**INFORMATION PROVIDED:**
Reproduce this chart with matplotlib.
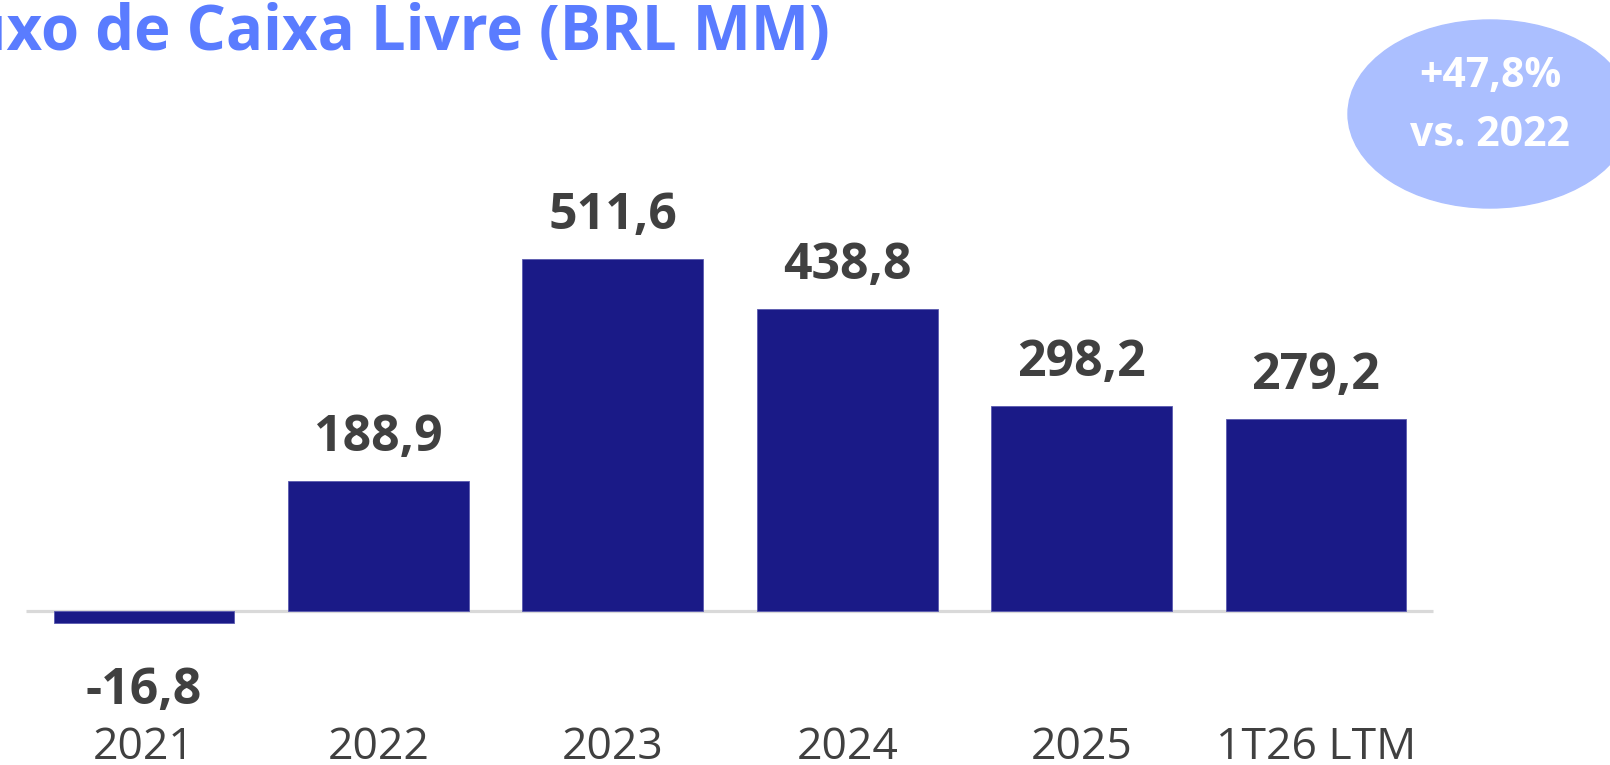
import numpy as np
import matplotlib
matplotlib.use('Agg')
import matplotlib.pyplot as plt
from matplotlib.patches import Ellipse
from matplotlib import rcParams
rcParams['font.family'] = ['Open Sans', 'DejaVu Sans']

categories = ['2021', '2022', '2023', '2024', '2025', '1T26 LTM']
values = [-16.8, 188.9, 511.6, 438.8, 298.2, 279.2]
title = 'Fluxo de Caixa Livre (BRL MM)'
badge = ['+47,8%', 'vs. 2022']

bar_color = '#1a1a87'
label_color = '#404040'

W, H = 1610, 765
fig = plt.figure(figsize=(W / 100, H / 100), dpi=100)
ax = fig.add_axes([0, 0, 1, 1])

# pixel layout -> data limits
step = 234.4     # px between bar centres
x0 = 144         # px of first bar centre
base = 154       # px of zero line from bottom
scale = 0.688    # px per BRL MM
ax.set_xlim(-x0 / step, (W - x0) / step)
ax.set_ylim(-base / scale, (H - base) / scale)
ax.axis('off')

ind = np.arange(len(categories))
ax.plot([-0.503, 5.499], [0, 0], color='#d9d9d9', lw=2.3, zorder=1,
        solid_capstyle='butt')
ax.bar(ind, values, 0.772, color=bar_color, edgecolor='#5a5ab0', lw=0.6, zorder=2)

for i, v in zip(ind, values):
    txt = f'{v:.1f}'.replace('.', ',')
    if v >= 0:
        ax.annotate(txt, (i, v), xytext=(0, 21.5), textcoords='offset points',
                    ha='center', va='baseline', fontsize=36, fontweight='bold',
                    color=label_color)
    else:
        ax.annotate(txt, (i, v), xytext=(0, -31), textcoords='offset points',
                    ha='center', va='top', fontsize=36, fontweight='bold',
                    color=label_color)
    ax.text(i, 6 / H, categories[i], transform=ax.get_xaxis_transform(),
            ha='center', va='baseline', fontsize=32, color=label_color)

fig.text(830 / W, 1 - 50 / H, title, ha='right', va='baseline', fontsize=44.5,
         fontweight='bold', color='#5a7cff')

ell = Ellipse((1490 / W, 1 - 114 / H), 284 / W, 188 / H,
              transform=fig.transFigure, color='#abbfff', zorder=0)
fig.patches.append(ell)
fig.text(1490 / W, 1 - 77 / H, badge[0], ha='center', va='center', fontsize=29.5,
         fontweight='bold', color='white')
fig.text(1490 / W, 1 - 135 / H, badge[1], ha='center', va='center', fontsize=29.5,
         fontweight='bold', color='white')

fig.savefig('out.png', dpi=100)
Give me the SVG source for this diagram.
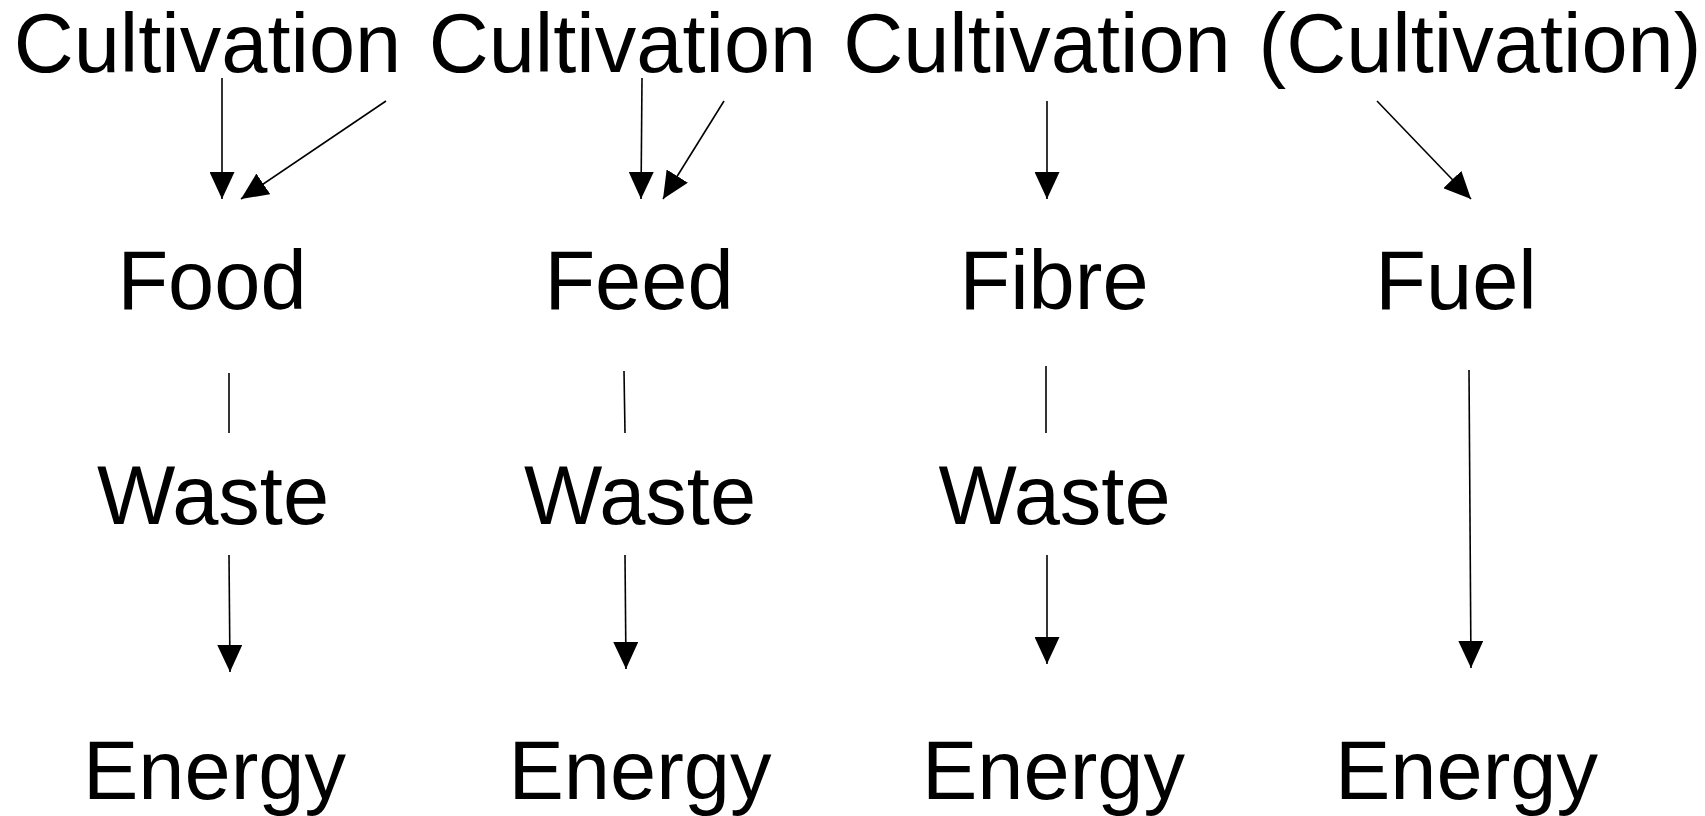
<svg xmlns="http://www.w3.org/2000/svg" width="1705" height="816" viewBox="0 0 1705 816">
<defs>
<style>
text{font-family:"Liberation Sans",Arial,sans-serif;font-size:83px;fill:#000;text-anchor:middle}
.c{stroke:#000;stroke-width:1.6;fill:none}
.a{marker-end:url(#ah)}
</style>
<marker id="ah" markerUnits="userSpaceOnUse" markerWidth="27" markerHeight="25" refX="27" refY="12.5" orient="auto" viewBox="0 0 27 25">
<path d="M0,0 L27,12.5 L0,25 z" fill="#000"/>
</marker>
</defs>
<rect width="1705" height="816" fill="#fff"/>
<g id="cult1"><text x="207.5" y="72">Cultivation</text></g>
<g id="cult2"><text x="622.5" y="72">Cultivation</text></g>
<g id="cult3"><text x="1037" y="72">Cultivation</text></g>
<g id="cult4"><text x="1480" y="72">(Cultivation)</text></g>
<g id="food"><text x="212" y="309">Food</text></g>
<g id="feed"><text x="639" y="309">Feed</text></g>
<g id="fibre"><text x="1054" y="309">Fibre</text></g>
<g id="fuel"><text x="1456" y="309">Fuel</text></g>
<g id="waste1"><text x="213" y="524">Waste</text></g>
<g id="waste2"><text x="640" y="524">Waste</text></g>
<g id="waste3"><text x="1054.5" y="524">Waste</text></g>
<g id="energy1"><text x="214.5" y="799">Energy</text></g>
<g id="energy2"><text x="640" y="799">Energy</text></g>
<g id="energy3"><text x="1053.5" y="799">Energy</text></g>
<g id="energy4"><text x="1466.5" y="799">Energy</text></g>
<g id="connectors">
<line class="c a" x1="222" y1="78" x2="222" y2="199"/>
<line class="c a" x1="386" y1="101" x2="241" y2="199"/>
<line class="c a" x1="642" y1="78" x2="641" y2="199"/>
<line class="c a" x1="724" y1="101" x2="663" y2="199"/>
<line class="c a" x1="1047" y1="101" x2="1047" y2="199"/>
<line class="c a" x1="1377" y1="101" x2="1471" y2="199"/>
<line class="c" x1="229" y1="373" x2="229" y2="433"/>
<line class="c" x1="624" y1="371" x2="625" y2="433"/>
<line class="c" x1="1046" y1="366" x2="1046" y2="433"/>
<line class="c a" x1="1469" y1="370" x2="1471" y2="668"/>
<line class="c a" x1="229" y1="555" x2="230" y2="672"/>
<line class="c a" x1="625" y1="555" x2="626" y2="669"/>
<line class="c a" x1="1047" y1="555" x2="1047" y2="664"/>
</g>
</svg>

**WHAT TO WORK ON:**
Repeat exactly the lines from the first line of the records above through the line containing "ax = fig.add_axes([0, 0, 1, 1])", leaving out the pictures.

**TASK ANSWER:**
Reproduce this chart with matplotlib.
import numpy as np
import matplotlib
matplotlib.use('Agg')
import matplotlib.pyplot as plt
from matplotlib.patches import Ellipse
from matplotlib import rcParams
rcParams['font.family'] = ['Open Sans', 'DejaVu Sans']

categories = ['2021', '2022', '2023', '2024', '2025', '1T26 LTM']
values = [-16.8, 188.9, 511.6, 438.8, 298.2, 279.2]
title = 'Fluxo de Caixa Livre (BRL MM)'
badge = ['+47,8%', 'vs. 2022']

bar_color = '#1a1a87'
label_color = '#404040'

W, H = 1610, 765
fig = plt.figure(figsize=(W / 100, H / 100), dpi=100)
ax = fig.add_axes([0, 0, 1, 1])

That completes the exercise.